Moll may seem like the least likely person to join the military, with his pink hair and liberal leanings, but that’s exactly what he did. This memoir follows Moll’s experience during “Don’t Ask, Don’t Tell” as a bisexual person, fighting in two wars and ultimately returning to civilian life. 

“You Exist Too Much” by Zaina Arafat

Arafat’s debut novel won the Lambda Award for Bisexual Fiction in 2021. The novel follows the life of a Palestinian–American woman, from her early rebellious years to coming to terms with her bisexuality to her career as a writer and DJ in New York City. 

“Deposing Nathan” by Zack Smedley 

When 16-year-old Nate meets rule-breaker Cam, a complicated friendship develops. A fight that turns near-fatal puts the boys at odds with each other and lands Cam in prison. Pushed to give a statement against Cam, Nate must reckon with the crime and the night that changed both their lives. 

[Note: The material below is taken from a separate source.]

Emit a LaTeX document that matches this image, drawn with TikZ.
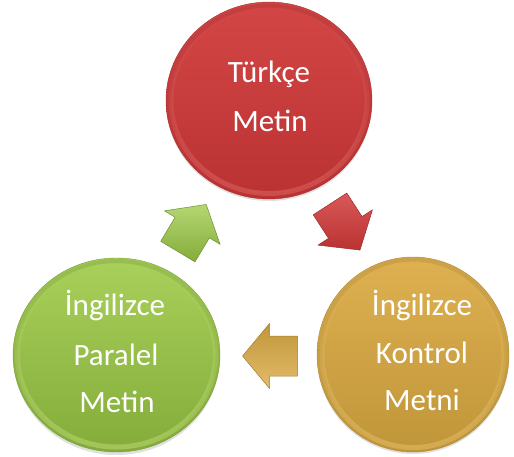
\documentclass[tikz,border=0pt]{standalone}
\usepackage{fontspec}
\setmainfont{Carlito}
\usetikzlibrary{shapes.geometric,fadings}
\begin{document}
\begin{tikzpicture}[x=1pt,y=-1pt,
  orb/.style n args={2}{ellipse, inner sep=0pt, top color=#1, bottom color=#2,
    draw=#2!90!black, line width=0.4pt},
  orbshadow/.style={fill=black, opacity=0.12},
  rimlight/.style={draw=#1, line width=5pt, opacity=0.4, path fading=north},
  rimdark/.style={draw=#1, line width=4pt, opacity=0.2, path fading=south},
  txt/.style={text=white, font=\fontsize{31}{31}\selectfont, anchor=base, inner sep=0pt},
  pics/blockarrow/.style n args={3}{code={
    \shade[top color=#1, bottom color=#2, draw=#3, line width=0.5pt, line join=round]
      (-27.5pt,-20pt) -- (0.5pt,-20pt) -- (0.5pt,-32.5pt) -- (27.5pt,0pt)
      -- (0.5pt,32.5pt) -- (0.5pt,20pt) -- (-27.5pt,20pt) -- cycle;
  }}]
\useasboundingbox (0,0) rectangle (514,457);

% colours
\definecolor{redtop}{RGB}{212,70,70}
\definecolor{redbot}{RGB}{186,50,50}
\definecolor{redrim}{RGB}{236,120,120}
\definecolor{greentop}{RGB}{168,208,90}
\definecolor{greenbot}{RGB}{132,172,58}
\definecolor{greenrim}{RGB}{210,236,140}
\definecolor{goldtop}{RGB}{222,176,80}
\definecolor{goldbot}{RGB}{192,150,58}
\definecolor{goldrim}{RGB}{242,205,120}

% soft shadows under the discs
\fill[orbshadow] (269,103) ellipse [x radius=103pt, y radius=98pt];
\fill[orbshadow] (116.5,358) ellipse [x radius=103pt, y radius=97pt];
\fill[orbshadow] (413,357) ellipse [x radius=96pt, y radius=97pt];

% discs
\node[orb={redtop}{redbot}, minimum width=206pt, minimum height=197pt] (tr) at (269,100.5) {};
\node[orb={greentop}{greenbot}, minimum width=207pt, minimum height=194pt] (par) at (116.5,355) {};
\node[orb={goldtop}{goldbot}, minimum width=192pt, minimum height=195pt] (ctl) at (413,354.5) {};

% bevel rims
\draw[rimlight=redrim] (tr.center) ellipse [x radius=98pt, y radius=93pt];
\draw[rimdark=redbot!70!black] (tr.center) ellipse [x radius=100pt, y radius=95pt];
\draw[rimlight=greenrim] (par.center) ellipse [x radius=99pt, y radius=92pt];
\draw[rimdark=greenbot!70!black] (par.center) ellipse [x radius=101pt, y radius=94pt];
\draw[rimlight=goldrim] (ctl.center) ellipse [x radius=91pt, y radius=93pt];
\draw[rimdark=goldbot!70!black] (ctl.center) ellipse [x radius=93pt, y radius=95pt];

% labels
\node[txt] (tr1) at (269,83) {Türkçe};
\node[txt] (tr2) at (270,132) {Metin};
\node[txt] (par1) at (115,315) {İngilizce};
\node[txt] (par2) at (116,365) {Paralel};
\node[txt] (par3) at (117,412) {Metin};
\node[txt] (ctl1) at (422,315) {İngilizce};
\node[txt] (ctl2) at (422,363) {Kontrol};
\node[txt] (ctl3) at (422,410) {Metni};

% cycle arrows
\pic[rotate=-57] (arrA) at (345,227) {blockarrow={redtop!90!white}{redbot}{redbot!85!black}};
\pic[rotate=180] (arrB) at (270,356) {blockarrow={goldbot}{goldtop!85!white}{goldbot!85!black}};
\pic[rotate=59] (arrC) at (192,228) {blockarrow={greentop!85!white}{greenbot}{greenbot!85!black}};
\end{tikzpicture}
\end{document}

“Bi: The Hidden Culture, History, and Science of Bisexuality” by Dr. Julia Shaw

Shaw examines the history of bisexuality, along with her own journey as a bisexual woman in this new nonfiction book. From famous bisexuals, bisexual behaviors in animals, bi+ communities around the world and even the topic of consensual non-monogamy, Shaw delves into the rich and diverse world of bisexuality. 

“Bisexual Men Exist: A Handbook for Bisexual, Pansexual and M-Spec Men” by Vaneet Mehta 

Mehta, the founder of the #BisexualMenExist hashtag, writes about the erasure and skepticism bi+ men receive when coming out and existing in the world. Dating, relationships and the treatment of bi+ men in LGBTQ+ spaces are all important topics in Mehta’s debut book.

 “Just Three Words” by Melissa Brayden

Brayden is one of the most prolific queer women’s romance writers of the last 15 years. This second book in her “Soho Loft” series stars Samantha Ennis, a bisexual accountant at a boutique advertising agency run by her friends. Hunter Blair is a lady-killer and one of the agency owners, and when Hunter moves into Samantha’s loft apartment, it shakes Sam’s world up. Their differences make them great friends, but could they be more? 

“The Gentleman’s Guide to Vice and Virtue” by Mackenzi Lee

Henry “Monty” Montague is a young British lord with a big crush on his best friend Percy and the weight of family responsibility on his shoulders. Monty vows to spend a year indulging in his favorite vices and passions as he travels across Europe with Percy, but he runs into troubles along the way, forcing him to question everything he thought he knew about his life.